Trash on disk does not match reported trash

I am having this issue on more than one node for months.
I have been waiting for the version 1.92.1 to exclude this issue: Us1.storj.io disk average 30% lower than actual disk usage - #18 by thepaul

But my issue is still present.

Several nodes are showing the same behavior like this sample:

Trash on disk (du -sh): 60G
Trash according to node dashboard: 0.6TB

The discrepancies are significant. One node has 22G in the trash on disk but over 1 TB according to the node dashboard.
I don’t see errors with the filewalker process. It gets reported as finished successfully. And when I look at the history trash graphs it shows, that the reported trash never really diminishes below a certain threshold.

This issue is significant as nodes happen to get reported as full to the satellite while in reality they should have plenty of space available on the disk.

I think I saw the same behavior on my nodes…

A post was merged into an existing topic: When will average node space be the same as my currently used space?

Do you have errors related to retain?

I have the same issue. I found that after restarting the node, the amount of trash is significantly less. One node I had to restart multiple times to correctly (so I presume) show the amount of data.

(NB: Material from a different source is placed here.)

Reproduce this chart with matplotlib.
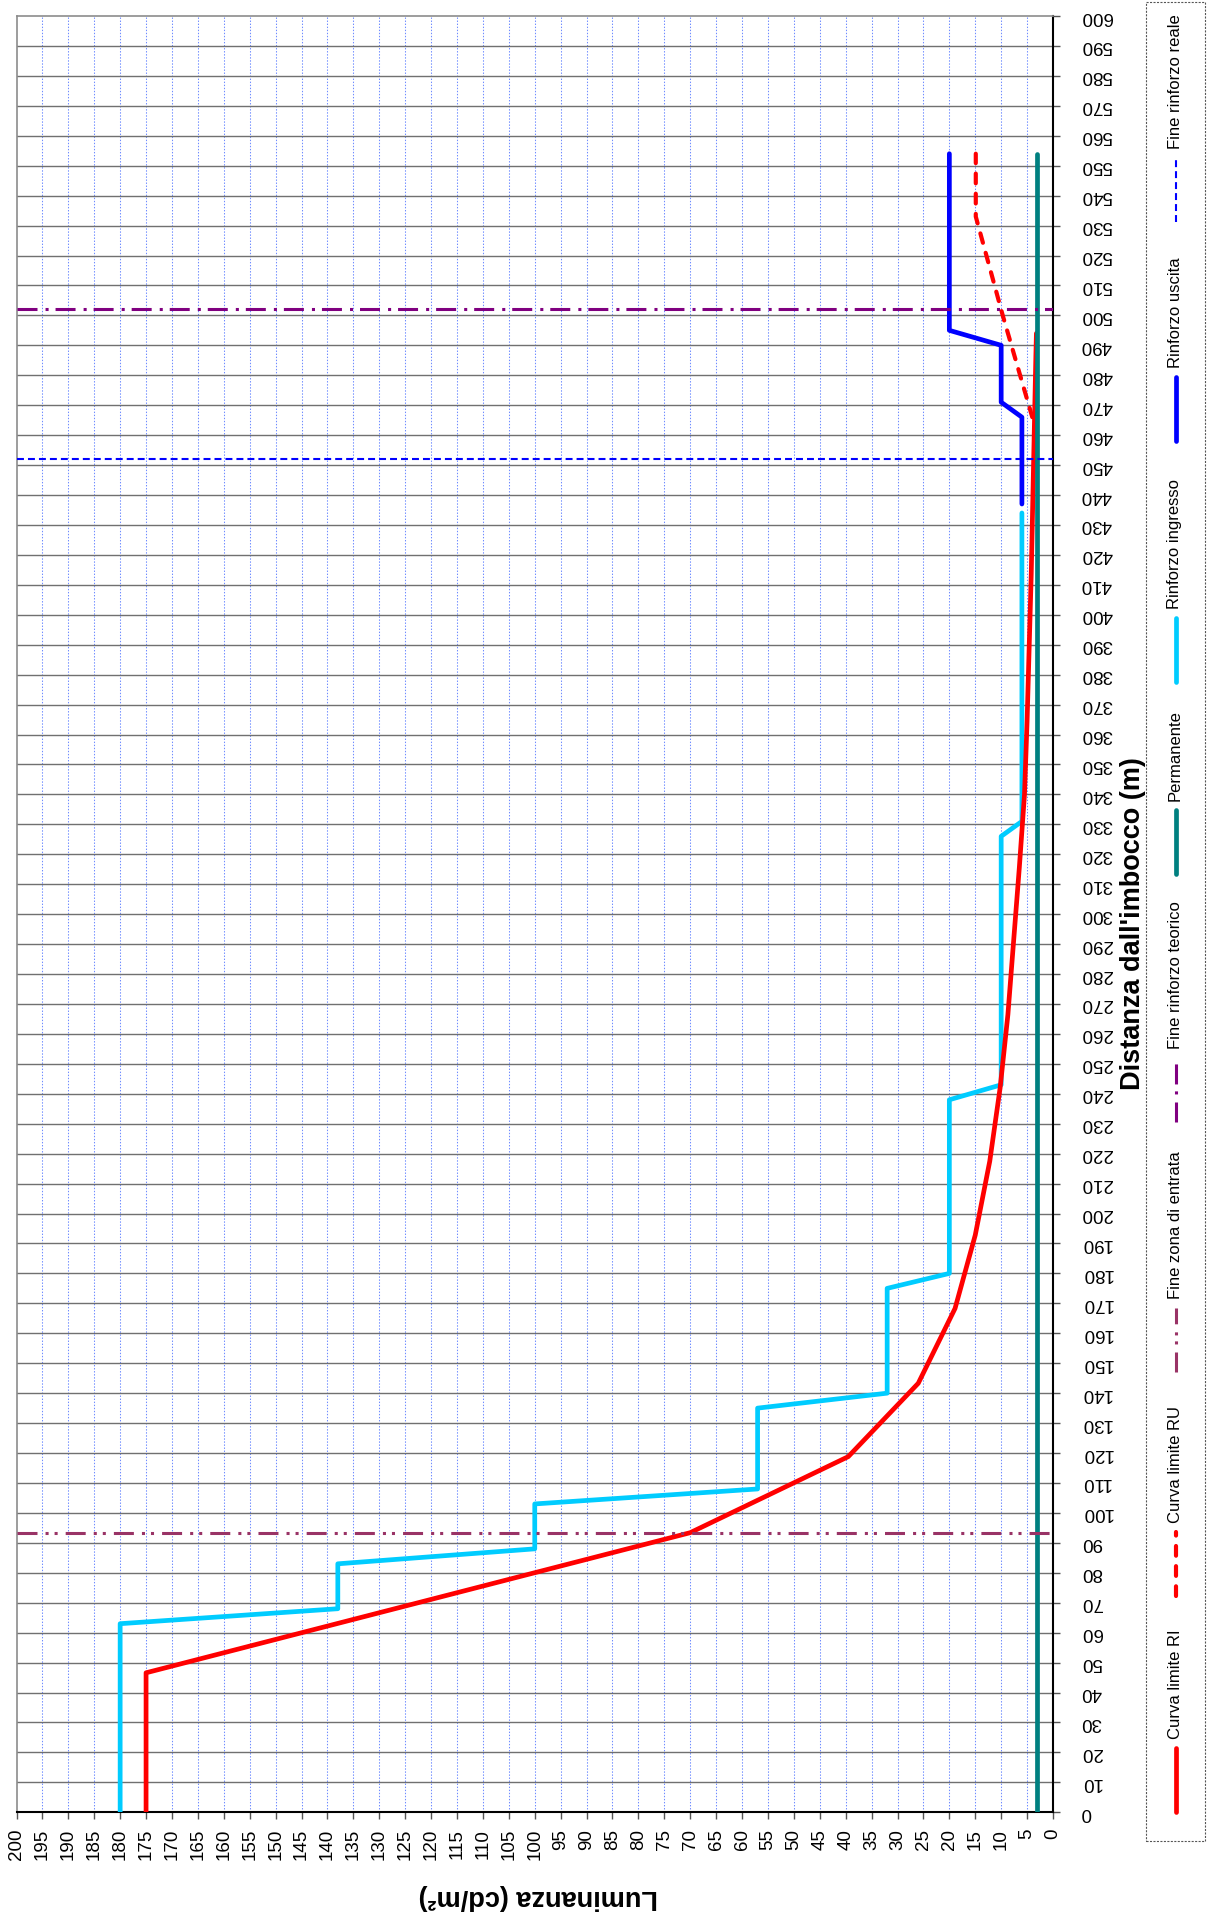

It depends on filewalker on start. If it did not finish its work, it will not update this info. So, you need to wait until it is finished before restart.
Please note - it updates a stat only after successful traversal, not in the process.

I am seeing 2 different types of errors now on some nodes:
Regarding retain there are some but not during the last couple of hours:

retain  failed to delete piece  "error": "pieces error: pieceexpirationdb: context canceled",

But also regarding filewalker where it would complete the filewalker successfully for one satellite but not for others

lazyfilewalker.used-space-filewalker    subprocess finished successfully        {"process": "storagenode", "satelliteID": "12rfG3sh9NCWiX3ivPjq2HtdLmbqCrvHVEzJubnzFzosMuawymB"}
lazyfilewalker.used-space-filewalker    failed to start subprocess      {"process": "storagenode", "satelliteID": "121RTSDpyNZVcEU84Ticf2L1ntiuUimbWgfATz21tuvgk3vzoA6", "error": "context canceled"}
failed to lazywalk space used by satellite      {"process": "storagenode", "error": "lazyfilewalker: context canceled",

And I also see the filewalker getting killed:

lazyfilewalker.used-space-filewalker    subprocess exited with status   {"process": "storagenode", "satelliteID": "12EayRS2V1kEsWESU9QMRseFhdxYxKicsiFmxrsLZHeLUtdps3S", "status": -1, "error": "signal: killed"}
pieces  failed to lazywalk space used by satellite      {"process": "storagenode", "error": "lazyfilewalker: signal: killed"

And it seems like it keeps trying to redo the process in a loop.

~ slow disk, canceled by timeout. Or if the node is shutting down.

this one is interesting, do you have a shutdown somewhere before that?

Since the context canceled event is happening only for the one satellite, I would suggest to check the filesystem on errors, perhaps pieces of this satellite are affected.

It looks like there are 2 shutdown reasons. One comes from Docker OOM the other after a storagenode update.
Both means the filewalker does not resume where it was, it restarts from beginning, which is terrible design.

2 Likes

Half of my nodes display Trash 0 on dashboard, the others under 200 MB. I thought there is something wrong with the db-es, and I checked the folders. There are only empty folders in the Trash folder, no files, so the dashboard is right. If the Trash is emptied once a week, that means there were no deletes to trash in a week? This never happened, I always had files in trash. Does anybody sees empty Trash folders? Can someone explain it?
My nodes are not full and have between 8 and 13 TB of data.

Ouhh… so the next run will hammer our nodes big time.